Gnar – Gnar hasn’t been kicked out of the meta quite yet, and still remains one of the top picks. His safe laning and great synergy with Frozen Mallet / Black Cleaver make him an annoying and strong 1v1 fighter at any point in the game. In addition to this, his excellent team fighting in Mega Gnar form can turn the tides of a team fight nearly instantly with a good ultimate.

In the hands of an elite toplaner, perfectly timing your teleport with your rage-bar will secure an easy path to victory. SKT Duke put on a spectacular performance on Gnar in their match vs. Royal Never Give Up.

Honorable Mentions:

Ekko , Irelia and Trundle. These 3 champions are the “leftovers”. When nothing else is left, or a certain match-up is bad, these are the three A tier champions that don’t quite hit S tier like the rest, but still find their way to being played.

Conclusion: 

The meta at worlds is versatile. The toplane champion a team chooses dictates how the game is going to be played out. Strong teamfighting comps will run a Kennen or a Rumble, a comp that’s looking for a splitpusher will choose either Gnar or Jayce, and a team looking for peel and an invincible tank will run something like Poppy.

Side note : Another interesting topic I’d like to briefly bring up is the absence of priority on Rift Herald. Team’s just aren’t focusing on it as an important objective, and it could be a combination of it not being worth the time it takes for the small advantage it gives on meta toplaners besides Gnar and Jayce and also the lack of tanks being played that can actually tank the objective early game.
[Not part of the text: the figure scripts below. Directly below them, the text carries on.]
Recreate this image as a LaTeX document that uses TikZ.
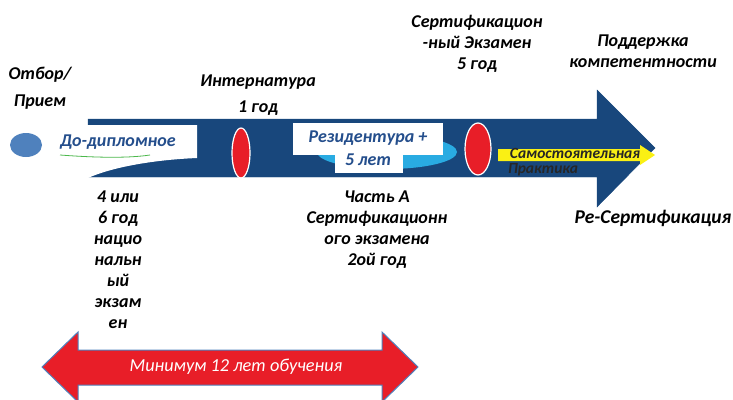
\documentclass[tikz,border=0pt]{standalone}
\usepackage{fontspec}
\setmainfont{Carlito}
\usetikzlibrary{calc}
\definecolor{navy}{RGB}{24,71,124}
\definecolor{labelblue}{RGB}{36,78,140}
\definecolor{dotblue}{RGB}{79,129,189}
\definecolor{skyblue}{RGB}{41,171,226}
\definecolor{markred}{RGB}{232,30,40}
\definecolor{lineyellow}{RGB}{250,240,20}
\tikzset{
  txt/.style={font=\bfseries\itshape\fontsize{18}{21}\selectfont, align=center, text=black, inner sep=0pt},
  boxtxt/.style={font=\bfseries\itshape\fontsize{18}{22}\selectfont, align=center, text=labelblue, inner sep=0pt},
  redmark/.style={fill=markred, draw=white, line width=1.2pt}
}

\begin{document}
\begin{tikzpicture}[x=1pt, y=-1pt]
			%%%%% START %%%%%
			\useasboundingbox (0, 0) rectangle (733, 399);
			
			% main arrow
			\draw[fill=navy, draw=navy] (88, 119) -- (597, 119) -- (597, 90) -- (655, 148) -- (597, 207) -- (597, 177) -- (88, 177) -- cycle;
			
			% white label at the tail
			\fill[white] (45, 125) -- (197, 125) -- (197, 158) .. controls (150, 160) and (110, 168) .. (88, 178) -- (45, 178) -- cycle;
			\draw[green!60!black!70, line width=0.8pt] (60, 155) .. controls (100, 158) and (130, 158) .. (150, 155);
			\node[boxtxt] (predip) at (118, 142) {До-дипломное};
			
			% start point
			\fill[dotblue] (26, 145) ellipse (16 and 12);
			
			% residency label
			\fill[skyblue] (387, 152) ellipse (70 and 17);
			\fill[white] (293, 123) rectangle (443, 155);
			\fill[white] (335, 150) rectangle (403, 173);
			\node[boxtxt] (resid) at (368, 138) {Резидентура +};
			\node[boxtxt] (residyr) at (368, 160) {5 лет};
			
			% markers
			\draw[redmark] (241, 153) ellipse (9 and 25);
			\draw[redmark] (478, 149) ellipse (13 and 26);
			
			% practice arrow
			\fill[lineyellow] (498, 149) -- (640, 149) -- (640, 145) -- (655, 155) -- (640, 165) -- (640, 161) -- (498, 161) -- cycle;
			\node[txt, font=\bfseries\itshape\fontsize{15.5}{17}\selectfont, text=black!85] (pract) at (575, 153) {Самостоятельная};
			\node[txt, font=\bfseries\itshape\fontsize{15.5}{17}\selectfont, text=black!85] (practb) at (543, 170) {Практика};
			
			% texts
			\node[txt] (sel) at (40, 75) {Отбор/};
			\node[txt] (adm) at (40, 102) {Прием};
			\node[txt] (intern) at (258, 82) {Интернатура};
			\node[txt] (internyr) at (258, 108) {1 год};
			\node[txt] (exam) at (477, 44) {Сертификацион\\-ный Экзамен\\5 год};
			\node[txt] (supp) at (643, 51) {Поддержка\\компетентности};
			\node[txt] (parta) at (377, 230) {Часть А\\Сертификационн\\ого экзамена\\2ой год};
			\node[txt] (natexam) at (118, 260) {4 или\\6 год\\нацио\\нальн\\ый\\экзам\\ен};
			\node[txt, font=\bfseries\itshape\fontsize{19.5}{22}\selectfont] (recert) at (653, 218) {Ре-Сертификация};
			
			% minimum span
			\draw[fill=markred, draw=dotblue, line width=1pt] (42, 367) -- (78, 332) -- (78, 350) -- (382, 350) -- (382, 332) -- (418, 367) -- (382, 402) -- (382, 385) -- (78, 385) -- (78, 402) -- cycle;
			\node[txt, text=white, font=\itshape\fontsize{18.3}{20}\selectfont] (span) at (236, 367) {Минимум 12 лет обучения};
			
			%%%%% END %%%%%
\end{tikzpicture}
\end{document}
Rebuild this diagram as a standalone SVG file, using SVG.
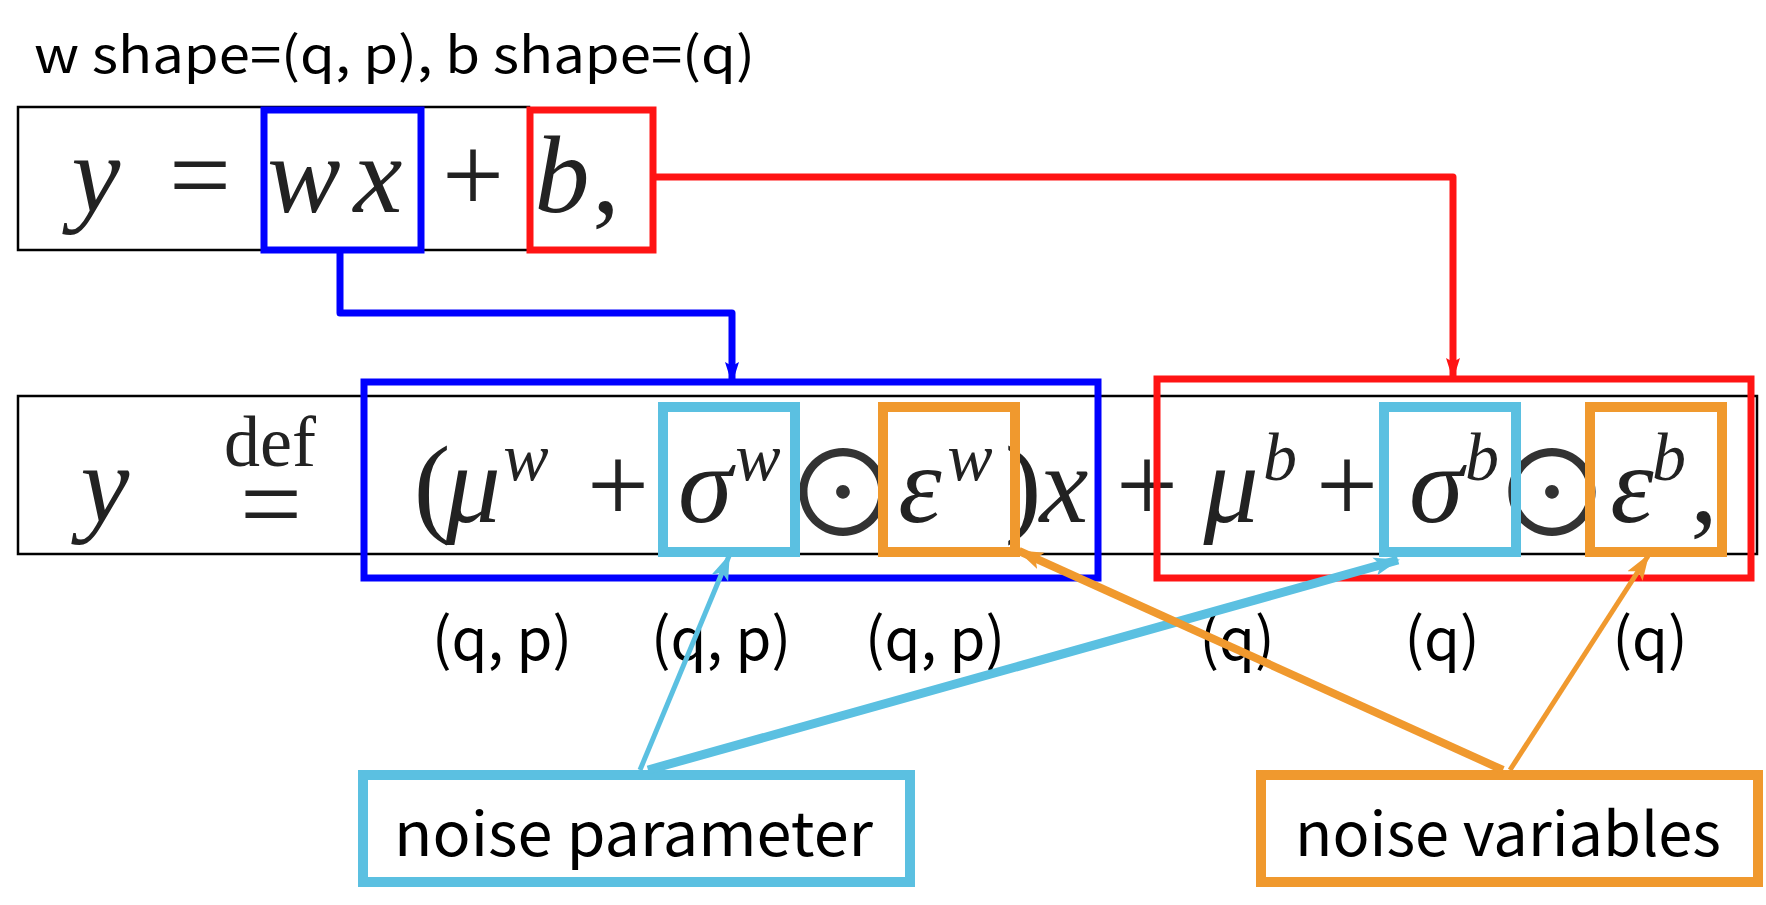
<svg xmlns="http://www.w3.org/2000/svg" width="1766" height="905" viewBox="0 0 1766 905">
<defs>
<style>
.lbl{font-family:"Noto Sans CJK KR","Noto Sans",sans-serif;fill:#000}
.m{font-family:"Liberation Serif",serif;font-style:italic;fill:#222}
.r{font-family:"Liberation Serif",serif;fill:#222}
.op{font-family:"Noto Sans CJK KR","DejaVu Sans",sans-serif;fill:#333}
.frame{fill:none;stroke:#000;stroke-width:2.5}
.blue{fill:none;stroke:#0000ff;stroke-width:7}
.red{fill:none;stroke:#ff1414;stroke-width:7}
.lb{fill:none;stroke:#5bc0e1;stroke-width:10}
.or{fill:none;stroke:#f0992e;stroke-width:10}
</style>
<marker id="aB" markerUnits="userSpaceOnUse" markerWidth="22" markerHeight="18" refX="20" refY="9" orient="auto"><path d="M0,2 L22,9 L0,16 L4,9 Z" fill="#0000ff"/></marker>
<marker id="aR" markerUnits="userSpaceOnUse" markerWidth="22" markerHeight="18" refX="20" refY="9" orient="auto"><path d="M0,2 L22,9 L0,16 L4,9 Z" fill="#ff1414"/></marker>
<marker id="aL" markerUnits="userSpaceOnUse" markerWidth="26" markerHeight="22" refX="24" refY="11" orient="auto"><path d="M0,2 L26,11 L0,20 L6,11 Z" fill="#5bc0e1"/></marker>
<marker id="aO" markerUnits="userSpaceOnUse" markerWidth="26" markerHeight="22" refX="24" refY="11" orient="auto"><path d="M0,2 L26,11 L0,20 L6,11 Z" fill="#f0992e"/></marker>
</defs>
<rect width="1766" height="905" fill="#fff"/>

<text class="lbl" x="34" y="73" font-size="50" textLength="721" lengthAdjust="spacingAndGlyphs">w shape=(q, p), b shape=(q)</text>

<g id="eq-top">
<rect class="frame" x="18" y="107" width="511" height="143"/>
<text class="m" x="96" y="212" font-size="110" text-anchor="middle">y</text>
<text class="r" x="200" y="212" font-size="110" text-anchor="middle">=</text>
<text class="m" x="304" y="212" font-size="110" text-anchor="middle">w</text>
<text class="m" x="378" y="212" font-size="110" text-anchor="middle">x</text>
<text class="r" x="473" y="212" font-size="110" text-anchor="middle">+</text>
<text class="m" x="562" y="212" font-size="110" text-anchor="middle">b</text>
<text class="r" x="606" y="212" font-size="110" text-anchor="middle">,</text>
</g>
<g id="box-wx"><rect class="blue" x="264" y="110" width="157" height="140"/></g>
<g id="box-b"><rect class="red" x="530" y="110" width="123" height="140"/></g>

<g id="eq-bottom">
<rect class="frame" x="18" y="396" width="1739" height="158"/>
<text class="m" x="105" y="522" font-size="110" text-anchor="middle">y</text>
<text class="r" x="270" y="466" font-size="72" text-anchor="middle">def</text>
<text class="r" x="271" y="541" font-size="110" text-anchor="middle">=</text>
<text class="r" x="432" y="522" font-size="110" text-anchor="middle">(</text>
<text class="m" x="473" y="522" font-size="110" text-anchor="middle">μ</text>
<text class="m" x="526" y="480" font-size="68" text-anchor="middle">w</text>
<text class="r" x="618" y="522" font-size="110" text-anchor="middle">+</text>
<text class="m" x="705" y="522" font-size="110" text-anchor="middle">σ</text>
<text class="m" x="758" y="480" font-size="68" text-anchor="middle">w</text>
<text class="op" x="843" y="537" font-size="118" text-anchor="middle">⊙</text>
<text class="m" x="920" y="522" font-size="110" text-anchor="middle">ε</text>
<text class="m" x="970" y="480" font-size="68" text-anchor="middle">w</text>
<text class="r" x="1023" y="522" font-size="110" text-anchor="middle">)</text>
<text class="m" x="1064" y="522" font-size="110" text-anchor="middle">x</text>
<text class="r" x="1147" y="522" font-size="110" text-anchor="middle">+</text>
<text class="m" x="1231" y="522" font-size="110" text-anchor="middle">μ</text>
<text class="m" x="1280" y="480" font-size="68" text-anchor="middle">b</text>
<text class="r" x="1347" y="522" font-size="110" text-anchor="middle">+</text>
<text class="m" x="1436" y="522" font-size="110" text-anchor="middle">σ</text>
<text class="m" x="1482" y="480" font-size="68" text-anchor="middle">b</text>
<text class="op" x="1552" y="537" font-size="118" text-anchor="middle">⊙</text>
<text class="m" x="1632" y="522" font-size="110" text-anchor="middle">ε</text>
<text class="m" x="1669" y="480" font-size="68" text-anchor="middle">b</text>
<text class="r" x="1704" y="522" font-size="110" text-anchor="middle">,</text>
</g>

<g id="box-w-term"><rect class="blue" x="364" y="382" width="734" height="196"/></g>
<g id="box-b-term"><rect class="red" x="1157" y="379" width="594" height="199"/></g>
<g id="box-sigma-w"><rect class="lb" x="663" y="407" width="132" height="145"/></g>
<g id="box-eps-w"><rect class="or" x="883" y="407" width="132" height="145"/></g>
<g id="box-sigma-b"><rect class="lb" x="1384" y="407" width="132" height="145"/></g>
<g id="box-eps-b"><rect class="or" x="1590" y="407" width="132" height="145"/></g>

<g id="shapes">
<text class="lbl" x="502" y="660" font-size="58" text-anchor="middle">(q, p)</text>
<text class="lbl" x="721" y="660" font-size="58" text-anchor="middle">(q, p)</text>
<text class="lbl" x="935" y="660" font-size="58" text-anchor="middle">(q, p)</text>
<text class="lbl" x="1237" y="660" font-size="58" text-anchor="middle">(q)</text>
<text class="lbl" x="1442" y="660" font-size="58" text-anchor="middle">(q)</text>
<text class="lbl" x="1650" y="660" font-size="58" text-anchor="middle">(q)</text>
</g>

<g id="noise-parameter">
<rect class="lb" x="363" y="775" width="547" height="107"/>
<text class="lbl" x="394" y="856" font-size="60" textLength="479" lengthAdjust="spacingAndGlyphs">noise parameter</text>
</g>
<g id="noise-variables">
<rect class="or" x="1261" y="775" width="497" height="107"/>
<text class="lbl" x="1295" y="856" font-size="60" textLength="426" lengthAdjust="spacingAndGlyphs">noise variables</text>
</g>

<g id="connectors" fill="none" stroke-linejoin="round">
<polyline points="653,177 1453,177 1453,378" stroke="#ff1414" stroke-width="7" marker-end="url(#aR)"/>
<polyline points="340,250 340,313 732,313 732,382" stroke="#0000ff" stroke-width="7" marker-end="url(#aB)"/>
<line x1="640" y1="770" x2="729" y2="556" stroke="#5bc0e1" stroke-width="5" marker-end="url(#aL)"/>
<line x1="648" y1="770" x2="1398" y2="560" stroke="#5bc0e1" stroke-width="9" marker-end="url(#aL)"/>
<line x1="1503" y1="770" x2="1019" y2="551" stroke="#f0992e" stroke-width="8" marker-end="url(#aO)"/>
<line x1="1510" y1="770" x2="1648" y2="556" stroke="#f0992e" stroke-width="5" marker-end="url(#aO)"/>
</g>
</svg>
Early game pressure junglers like Lee Sin need to use the first 20 minutes of the game pressuring lanes and the enemy jungle, and with things like Rumble/Kennen being played there isn’t a reliable source to tank the damage from the Rift Harold either. Overall, the objective just doesn’t provide a big enough advantage for the toplaner to give up ~ a minute of wasted time spent taking it and basing afterwards for both the jungle and top.